Description of the task: Leave out every picture, then transcribe the rest of the listing exactly.

Source data:
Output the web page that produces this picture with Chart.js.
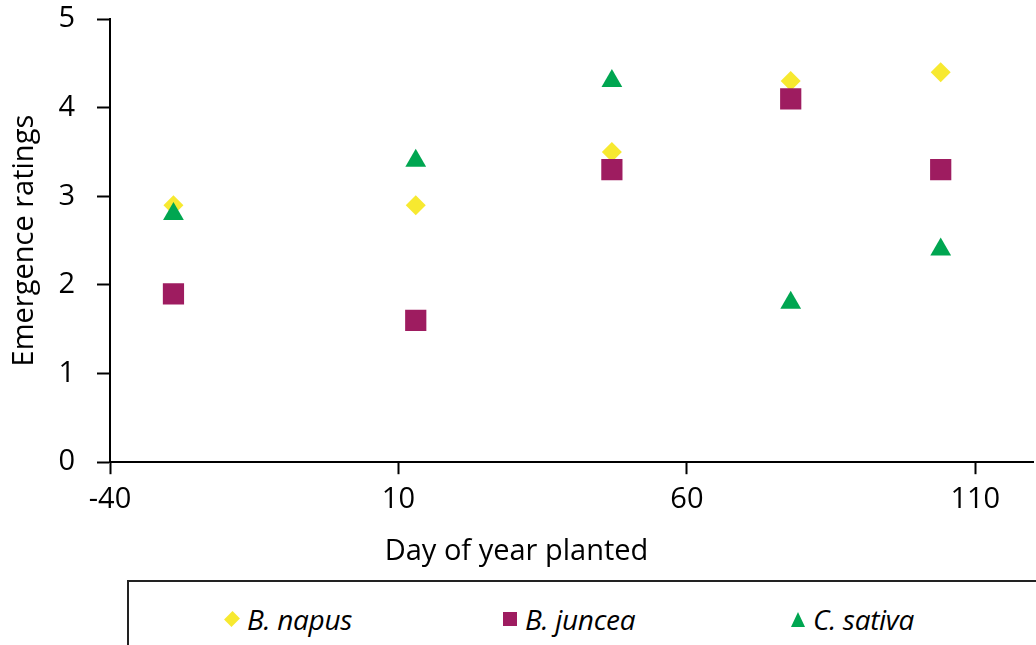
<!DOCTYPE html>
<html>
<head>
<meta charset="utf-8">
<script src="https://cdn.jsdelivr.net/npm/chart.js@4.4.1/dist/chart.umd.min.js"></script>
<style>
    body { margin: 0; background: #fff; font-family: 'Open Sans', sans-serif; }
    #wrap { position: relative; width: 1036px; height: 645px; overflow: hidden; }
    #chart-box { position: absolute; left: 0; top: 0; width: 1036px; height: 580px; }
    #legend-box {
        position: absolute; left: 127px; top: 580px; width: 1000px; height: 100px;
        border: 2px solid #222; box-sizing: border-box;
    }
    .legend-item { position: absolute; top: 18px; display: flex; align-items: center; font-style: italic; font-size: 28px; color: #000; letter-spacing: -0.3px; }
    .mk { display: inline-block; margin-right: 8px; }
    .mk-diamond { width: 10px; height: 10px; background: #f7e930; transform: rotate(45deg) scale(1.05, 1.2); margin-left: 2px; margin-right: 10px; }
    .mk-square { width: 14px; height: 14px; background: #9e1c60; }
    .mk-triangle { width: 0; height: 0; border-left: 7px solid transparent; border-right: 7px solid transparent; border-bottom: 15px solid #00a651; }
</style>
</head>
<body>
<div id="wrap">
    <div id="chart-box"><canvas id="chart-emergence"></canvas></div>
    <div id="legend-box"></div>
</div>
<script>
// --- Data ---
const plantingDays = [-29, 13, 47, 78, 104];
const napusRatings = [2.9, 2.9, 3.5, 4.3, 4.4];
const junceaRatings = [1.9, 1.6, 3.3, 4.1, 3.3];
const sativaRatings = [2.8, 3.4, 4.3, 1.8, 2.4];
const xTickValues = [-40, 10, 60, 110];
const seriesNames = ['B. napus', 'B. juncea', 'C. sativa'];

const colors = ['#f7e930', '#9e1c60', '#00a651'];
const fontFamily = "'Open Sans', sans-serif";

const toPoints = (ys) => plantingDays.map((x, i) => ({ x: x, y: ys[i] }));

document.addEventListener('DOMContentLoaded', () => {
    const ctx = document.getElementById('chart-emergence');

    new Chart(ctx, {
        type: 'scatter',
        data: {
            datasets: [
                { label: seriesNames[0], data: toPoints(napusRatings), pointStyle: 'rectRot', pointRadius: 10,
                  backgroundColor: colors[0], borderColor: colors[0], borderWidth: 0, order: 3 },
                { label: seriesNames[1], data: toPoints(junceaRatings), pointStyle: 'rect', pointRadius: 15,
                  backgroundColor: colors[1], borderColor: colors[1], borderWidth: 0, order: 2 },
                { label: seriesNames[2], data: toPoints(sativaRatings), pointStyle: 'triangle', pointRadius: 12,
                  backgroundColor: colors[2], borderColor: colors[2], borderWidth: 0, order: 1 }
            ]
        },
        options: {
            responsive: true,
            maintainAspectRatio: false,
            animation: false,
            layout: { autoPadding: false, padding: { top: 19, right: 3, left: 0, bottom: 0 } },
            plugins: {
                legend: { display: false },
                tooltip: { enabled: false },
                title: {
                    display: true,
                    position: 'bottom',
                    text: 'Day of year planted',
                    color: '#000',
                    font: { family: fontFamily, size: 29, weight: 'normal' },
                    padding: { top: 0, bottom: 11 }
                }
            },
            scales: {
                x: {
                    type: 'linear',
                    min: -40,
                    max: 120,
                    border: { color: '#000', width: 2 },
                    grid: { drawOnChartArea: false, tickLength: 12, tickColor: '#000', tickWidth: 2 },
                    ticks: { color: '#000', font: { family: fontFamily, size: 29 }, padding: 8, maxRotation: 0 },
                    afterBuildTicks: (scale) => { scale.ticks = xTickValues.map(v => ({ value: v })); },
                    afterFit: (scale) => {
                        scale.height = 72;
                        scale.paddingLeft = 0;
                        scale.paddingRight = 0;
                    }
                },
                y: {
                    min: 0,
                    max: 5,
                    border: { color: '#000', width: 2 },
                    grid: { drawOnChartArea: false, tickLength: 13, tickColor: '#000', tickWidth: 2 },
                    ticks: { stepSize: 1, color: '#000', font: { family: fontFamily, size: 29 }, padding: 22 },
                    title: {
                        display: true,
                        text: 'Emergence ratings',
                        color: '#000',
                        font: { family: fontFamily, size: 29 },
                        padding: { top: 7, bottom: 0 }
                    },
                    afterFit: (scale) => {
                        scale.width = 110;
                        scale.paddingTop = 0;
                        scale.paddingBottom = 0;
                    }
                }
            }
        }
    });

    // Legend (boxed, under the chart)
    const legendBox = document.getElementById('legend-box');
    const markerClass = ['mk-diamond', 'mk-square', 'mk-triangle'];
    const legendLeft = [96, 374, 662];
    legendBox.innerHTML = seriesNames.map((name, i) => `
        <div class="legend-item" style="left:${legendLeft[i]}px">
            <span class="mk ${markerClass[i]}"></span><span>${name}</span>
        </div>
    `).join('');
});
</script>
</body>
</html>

Solved problem:
Output the web page that produces this picture with Chart.js.
<!DOCTYPE html>
<html>
<head>
<meta charset="utf-8">
<script src="https://cdn.jsdelivr.net/npm/chart.js@4.4.1/dist/chart.umd.min.js"></script>
<style>
    body { margin: 0; background: #fff; font-family: 'Open Sans', sans-serif; }
    #wrap { position: relative; width: 1036px; height: 645px; overflow: hidden; }
    #chart-box { position: absolute; left: 0; top: 0; width: 1036px; height: 580px; }
    #legend-box {
        position: absolute; left: 127px; top: 580px; width: 1000px; height: 100px;
        border: 2px solid #222; box-sizing: border-box;
    }
    .legend-item { position: absolute; top: 18px; display: flex; align-items: center; font-style: italic; font-size: 28px; color: #000; letter-spacing: -0.3px; }
    .mk { display: inline-block; margin-right: 8px; }
    .mk-diamond { width: 10px; height: 10px; background: #f7e930; transform: rotate(45deg) scale(1.05, 1.2); margin-left: 2px; margin-right: 10px; }
    .mk-square { width: 14px; height: 14px; background: #9e1c60; }
    .mk-triangle { width: 0; height: 0; border-left: 7px solid transparent; border-right: 7px solid transparent; border-bottom: 15px solid #00a651; }
</style>
</head>
<body>
<div id="wrap">
    <div id="chart-box"><canvas id="chart-emergence"></canvas></div>
    <div id="legend-box"></div>
</div>
<script>
// --- Data ---
const plantingDays = [-29, 13, 47, 78, 104];
const napusRatings = [2.9, 2.9, 3.5, 4.3, 4.4];
const junceaRatings = [1.9, 1.6, 3.3, 4.1, 3.3];
const sativaRatings = [2.8, 3.4, 4.3, 1.8, 2.4];
const xTickValues = [-40, 10, 60, 110];
const seriesNames = ['B. napus', 'B. juncea', 'C. sativa'];

const colors = ['#f7e930', '#9e1c60', '#00a651'];
const fontFamily = "'Open Sans', sans-serif";

const toPoints = (ys) => plantingDays.map((x, i) => ({ x: x, y: ys[i] }));

document.addEventListener('DOMContentLoaded', () => {
    const ctx = document.getElementById('chart-emergence');

    new Chart(ctx, {
        type: 'scatter',
        data: {
            datasets: [
                { label: seriesNames[0], data: toPoints(napusRatings), pointStyle: 'rectRot', pointRadius: 10,
                  backgroundColor: colors[0], borderColor: colors[0], borderWidth: 0, order: 3 },
                { label: seriesNames[1], data: toPoints(junceaRatings), pointStyle: 'rect', pointRadius: 15,
                  backgroundColor: colors[1], borderColor: colors[1], borderWidth: 0, order: 2 },
                { label: seriesNames[2], data: toPoints(sativaRatings), pointStyle: 'triangle', pointRadius: 12,
                  backgroundColor: colors[2], borderColor: colors[2], borderWidth: 0, order: 1 }
            ]
        },
        options: {
            responsive: true,
            maintainAspectRatio: false,
            animation: false,
            layout: { autoPadding: false, padding: { top: 19, right: 3, left: 0, bottom: 0 } },
            plugins: {
                legend: { display: false },
                tooltip: { enabled: false },
                title: {
                    display: true,
                    position: 'bottom',
                    text: 'Day of year planted',
                    color: '#000',
                    font: { family: fontFamily, size: 29, weight: 'normal' },
                    padding: { top: 0, bottom: 11 }
                }
            },
            scales: {
                x: {
                    type: 'linear',
                    min: -40,
                    max: 120,
                    border: { color: '#000', width: 2 },
                    grid: { drawOnChartArea: false, tickLength: 12, tickColor: '#000', tickWidth: 2 },
                    ticks: { color: '#000', font: { family: fontFamily, size: 29 }, padding: 8, maxRotation: 0 },
                    afterBuildTicks: (scale) => { scale.ticks = xTickValues.map(v => ({ value: v })); },
                    afterFit: (scale) => {
                        scale.height = 72;
                        scale.paddingLeft = 0;
                        scale.paddingRight = 0;
                    }
                },
                y: {
                    min: 0,
                    max: 5,
                    border: { color: '#000', width: 2 },
                    grid: { drawOnChartArea: false, tickLength: 13, tickColor: '#000', tickWidth: 2 },
                    ticks: { stepSize: 1, color: '#000', font: { family: fontFamily, size: 29 }, padding: 22 },
                    title: {
                        display: true,
                        text: 'Emergence ratings',
                        color: '#000',
                        font: { family: fontFamily, size: 29 },
                        padding: { top: 7, bottom: 0 }
                    },
                    afterFit: (scale) => {
                        scale.width = 110;
                        scale.paddingTop = 0;
                        scale.paddingBottom = 0;
                    }
                }
            }
        }
    });

    // Legend (boxed, under the chart)
    const legendBox = document.getElementById('legend-box');
    const markerClass = ['mk-diamond', 'mk-square', 'mk-triangle'];
    const legendLeft = [96, 374, 662];
    legendBox.innerHTML = seriesNames.map((name, i) => `
        <div class="legend-item" style="left:${legendLeft[i]}px">
            <span class="mk ${markerClass[i]}"></span><span>${name}</span>
        </div>
    `).join('');
});
</script>
</body>
</html>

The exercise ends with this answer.